Aujourd'hui, ce serait l'occasion de montrer que le parti démocrate n'est pas différent du parti républicain. Les reproches des dirigeants syndicaux et d'une certaine gauche impliquent exactement le contraire. Ils impliquent que le parti démocrate devrait et pourrait être le représentant de la classe ouvrière et des pauvres. Leurs reproches maintiennent l'illusion, finalement, que l'expression politique de la classe ouvrière dépend des Démocrates : qu'il n'y a rien d'autre à faire sinon faire pression sur eux pour qu'ils parlent pour la population laborieuse. Beaucoup de responsables syndicaux le disent explicitement. Et ils apportent l'argent, l'appareil syndical et les votes de nombreux syndiqués aux Démocrates. Ils parlent comme des gens qui sont prêts, si on les accepte, à jouer un plus grand rôle dans ce parti bourgeois même s'il impose une politique anti-ouvrière. La gauche ne dit pas tout à fait la même chose. Elle parle d'étapes, de tirer profit du parti démocrate pour développer d'abord un sentiment anti-Bush afin d'aller au-delà. Mais en ne disant rien de plus, elle se place aussi sur le terrain du parti démocrate, défendant implicitement des idées qui vont à l'encontre des intérêts de la classe ouvrière.
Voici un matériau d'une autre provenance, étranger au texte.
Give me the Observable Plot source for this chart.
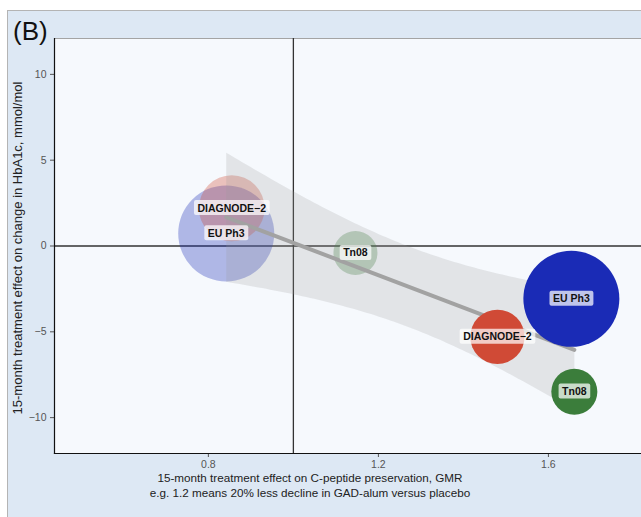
<!DOCTYPE html>
<html><head><meta charset="utf-8">
<script src="https://cdn.jsdelivr.net/npm/d3@7"></script>
<script src="https://cdn.jsdelivr.net/npm/@observablehq/plot@0.6"></script>
<style>
body{margin:0;background:#fff;font-family:"Liberation Sans",Arial,sans-serif;}
#fig{position:relative;width:641px;height:517px;overflow:hidden;}
#box{position:absolute;left:7px;top:10px;width:700px;height:600px;background:#dde8f4;border:1px solid #b4b4b4;box-sizing:border-box;}
#chart{position:absolute;left:0;top:0;}
#tag{position:absolute;left:13px;top:16px;font-size:26px;line-height:30px;color:#111;}
#xtitle{position:absolute;left:0;width:620px;top:470px;text-align:center;font-size:11.7px;line-height:15px;color:#222;}
#ytitle{position:absolute;left:-182px;top:240px;width:400px;height:16px;line-height:16px;text-align:center;font-size:13px;color:#222;transform:rotate(-90deg);transform-origin:50% 50%;}
</style></head>
<body>
<div id="fig">
  <div id="box"></div>
  <div id="chart"></div>
  <div id="tag">(B)</div>
  <div id="ytitle">15-month treatment effect on change in HbA1c, mmol/mol</div>
  <div id="xtitle">15-month treatment effect on C-peptide preservation, GMR<br>e.g. 1.2 means 20% less decline in GAD-alum versus placebo</div>
</div>
<script>
// ---- data ----
const trials      = ["EU Ph3", "DIAGNODE−2", "Tn08", "EU Ph3", "DIAGNODE−2", "Tn08"];
const gmr         = [0.842, 0.855, 1.146, 1.654, 1.480, 1.661];
const hba1c       = [0.73, 2.20, -0.41, -3.08, -5.29, -8.49];
const weight      = [100, 47, 21, 100, 32, 23];
const highlighted = [false, false, false, true, true, true];

const trialNames  = ["EU Ph3", "DIAGNODE−2", "Tn08"];
const trialColors = ["#1a2bb6", "#d04a36", "#3b7d3b"];

const xTicks = [0.8, 1.2, 1.6];
const yTicks = [-10, -5, 0, 5, 10];
const refX = [1];
const refY = [0];

const data = trials.map((t, i) => ({trial: t, x: gmr[i], y: hba1c[i], w: weight[i], hi: highlighted[i]}));

const chart = Plot.plot({
  width: 641, height: 517,
  marginLeft: 54, marginTop: 38, marginRight: 0, marginBottom: 64,
  style: {background: "transparent", fontFamily: "Liberation Sans, Arial, sans-serif", fontSize: "10.5px", overflow: "visible"},
  x: {domain: [0.438, 1.819]},
  y: {domain: [-12.09, 12.09]},
  r: {type: "sqrt", domain: [0, 100], range: [0, 48]},
  color: {domain: trialNames, range: trialColors},
  marks: [
    Plot.frame({fill: "#f6f9fd"}),
    Plot.frame({anchor: "top", stroke: "#a4a4a4"}),
    Plot.ruleX(refX, {stroke: "#333", strokeWidth: 1.3}),
    Plot.ruleY(refY, {stroke: "#333", strokeWidth: 1.3}),
    Plot.dot(data.filter(d => !d.hi), {x: "x", y: "y", r: "w", fill: "trial", fillOpacity: 0.32}),
    Plot.linearRegressionY(data, {x: "x", y: "y", stroke: "#a2a2a2", strokeWidth: 4, fill: "#9c9c9c", fillOpacity: 0.22}),
    Plot.dot(data.filter(d => d.hi), {x: "x", y: "y", r: "w", fill: "trial"}),
    Plot.text(data, {x: "x", y: "y", text: "trial", fontWeight: "bold", fontSize: 10.5, fill: "#111", className: "lbl"}),
    Plot.axisX({ticks: xTicks, tickFormat: d => d.toFixed(1), tickSize: 4, tickPadding: 3, stroke: "#555", color: "#555", label: null}),
    Plot.axisY({ticks: yTicks, tickSize: 4, tickPadding: 4, stroke: "#555", color: "#555", label: null}),
    Plot.frame({anchor: "left", stroke: "#111", strokeWidth: 1.2}),
    Plot.frame({anchor: "bottom", stroke: "#111", strokeWidth: 1.2})
  ]
});
document.getElementById("chart").append(chart);

// label boxes behind the text (like geom_label)
const ns = "http://www.w3.org/2000/svg";
chart.querySelectorAll("g.lbl text").forEach(t => {
  const b = t.getBBox();
  const r = document.createElementNS(ns, "rect");
  r.setAttribute("x", b.x - 3.5);
  r.setAttribute("y", b.y - 1.5);
  r.setAttribute("width", b.width + 7);
  r.setAttribute("height", b.height + 3);
  r.setAttribute("rx", 2);
  r.setAttribute("fill", "#fff");
  r.setAttribute("fill-opacity", 0.72);
  if (t.getAttribute("transform")) r.setAttribute("transform", t.getAttribute("transform"));
  t.parentNode.insertBefore(r, t);
});
</script>
</body></html>
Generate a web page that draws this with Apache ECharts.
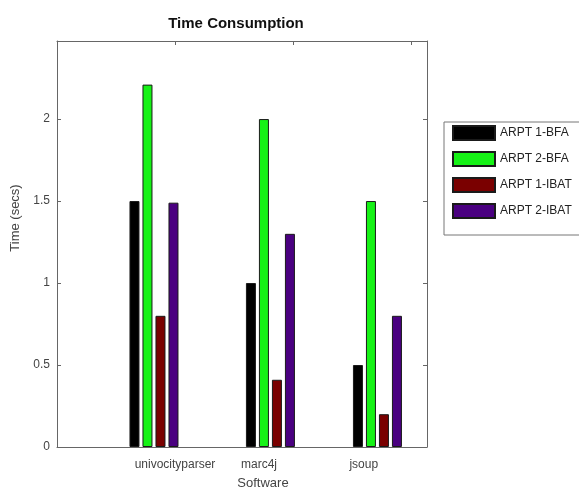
<!DOCTYPE html>
<html>
<head>
<meta charset="utf-8">
<script src="https://cdn.jsdelivr.net/npm/echarts@6/dist/echarts.min.js"></script>
<style>html,body{margin:0;padding:0;background:#fff}#c{width:579px;height:493px}</style>
</head>
<body>
<div id="c"></div>
<script>
const categories = ['univocityparser', 'marc4j', 'jsoup'];
const groupX = [0.822, 1.809, 2.716];
const labelX = [1.0, 1.712, 2.6];
const topTicks = [1, 2, 3];
const seriesNames = ['ARPT 1-BFA', 'ARPT 2-BFA', 'ARPT 1-IBAT', 'ARPT 2-IBAT'];
const arpt1BFA = [1.5, 1.0, 0.5];
const arpt2BFA = [2.21, 2.0, 1.5];
const arpt1IBAT = [0.8, 0.41, 0.2];
const arpt2IBAT = [1.49, 1.3, 0.8];
const yTickLabels = ['0', '0.5', '1', '1.5', '2'];

const values = [arpt1BFA, arpt2BFA, arpt1IBAT, arpt2IBAT];
const colors = ['#000000', '#16f216', '#7a0000', '#4a0080'];
const font = 'Liberation Sans, Arial, sans-serif';
const axisCol = '#666';

const chart = echarts.init(document.getElementById('c'));
chart.setOption({
  backgroundColor: '#fff',
  animation: false,
  title: {
    text: 'Time Consumption',
    left: 231, top: 11, textAlign: 'center',
    textStyle: {fontSize: 15, fontWeight: 'bold', color: '#111', fontFamily: font}
  },
  legend: {
    orient: 'vertical', left: 444, top: 122,
    padding: [3, 60, 16, 8],
    borderColor: '#777', borderWidth: 1,
    itemWidth: 42, itemHeight: 14, itemGap: 10,
    icon: 'rect',
    textStyle: {fontSize: 12, color: '#222', fontFamily: font},
    data: seriesNames
  },
  grid: {left: 57, right: 152, top: 41, bottom: 46, outerBoundsMode: 'none', containLabel: false},
  xAxis: [{
    type: 'value', min: 0, max: 3.136, position: 'bottom',
    name: 'Software', nameLocation: 'middle', nameGap: 30,
    nameTextStyle: {fontSize: 13, color: '#444', fontFamily: font, padding: [0, 0, 0, 42]},
    axisLine: {show: true, onZero: false, lineStyle: {color: axisCol}},
    axisTick: {show: false},
    splitLine: {show: false},
    axisLabel: {
      customValues: labelX, margin: 12,
      fontSize: 12, color: '#444', fontFamily: font,
      formatter: function (v) { const i = labelX.indexOf(v); return i >= 0 ? categories[i] : ''; }
    }
  }, {
    type: 'value', min: 0, max: 3.136, position: 'top',
    axisLine: {show: true, onZero: false, lineStyle: {color: axisCol}},
    axisTick: {show: true, inside: true, length: 4, customValues: topTicks, lineStyle: {color: axisCol}},
    axisLabel: {show: false},
    splitLine: {show: false}
  }],
  yAxis: [{
    type: 'value', min: 0, max: 2.476, interval: 0.5, position: 'left',
    name: 'Time (secs)', nameLocation: 'middle', nameGap: 21,
    nameTextStyle: {fontSize: 13, color: '#444', fontFamily: font, padding: [12, 0, 0, 52]},
    axisLine: {show: true, onZero: false, lineStyle: {color: axisCol}},
    axisTick: {show: true, inside: true, length: 4, lineStyle: {color: axisCol}},
    splitLine: {show: false},
    axisLabel: {
      showMaxLabel: false, margin: 7,
      fontSize: 12, color: '#444', fontFamily: font,
      formatter: function (v) { const i = Math.round(v * 2); return (Math.abs(v * 2 - i) < 1e-6 && i < yTickLabels.length) ? yTickLabels[i] : ''; }
    }
  }, {
    type: 'value', min: 0, max: 2.476, interval: 0.5, position: 'right',
    axisLine: {show: true, onZero: false, lineStyle: {color: axisCol}},
    axisTick: {show: true, inside: true, length: 4, lineStyle: {color: axisCol}},
    axisLabel: {show: false},
    splitLine: {show: false}
  }],
  series: seriesNames.map(function (name, k) {
    return {
      name: name, type: 'bar', xAxisIndex: 0, yAxisIndex: 0,
      barWidth: 10, barGap: '30%',
      itemStyle: {color: colors[k], borderColor: '#1a1a1a', borderWidth: 1},
      data: values[k].map(function (v, i) { return [groupX[i], v]; })
    };
  })
});
</script>
</body>
</html>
Aujourd'hui les travailleurs ne manifestent guère d'intérêt pour ces élections. Mais quand les travailleurs et les pauvres commenceront à rechercher quelqu'un pour les représenter et défendre leurs intérêts, alors ces fausses idées sur le parti démocrate pourraient devenir nuisibles. Ceux qui développent des illusions dans ce parti aujourd'hui proposent que se répètent à l'avenir les expériences des années 30 ou 60. Ils proposent de lier politiquement les travailleurs et les pauvres à leurs ennemis.

Dans les syndicats, il y aurait suffisamment de militants honnêtes pour construire une organisation indépendante de la classe ouvrière, qui s'opposerait à la fois aux partis démocrate et républicain. Mais ce n'est pas dans cette direction qu'ils vont. Quant aux appareils, ils sont au moins autant au service de la bourgeoisie que le parti démocrate lui-même.

Cependant, il y a au moins une idée qui peut être défendue auprès de ces militants et, plus généralement, des travailleurs, c'est que la classe ouvrière a besoin de son propre parti politique. C'est la seule "campagne électorale" dans laquelle la gauche devrait s'engager cette année.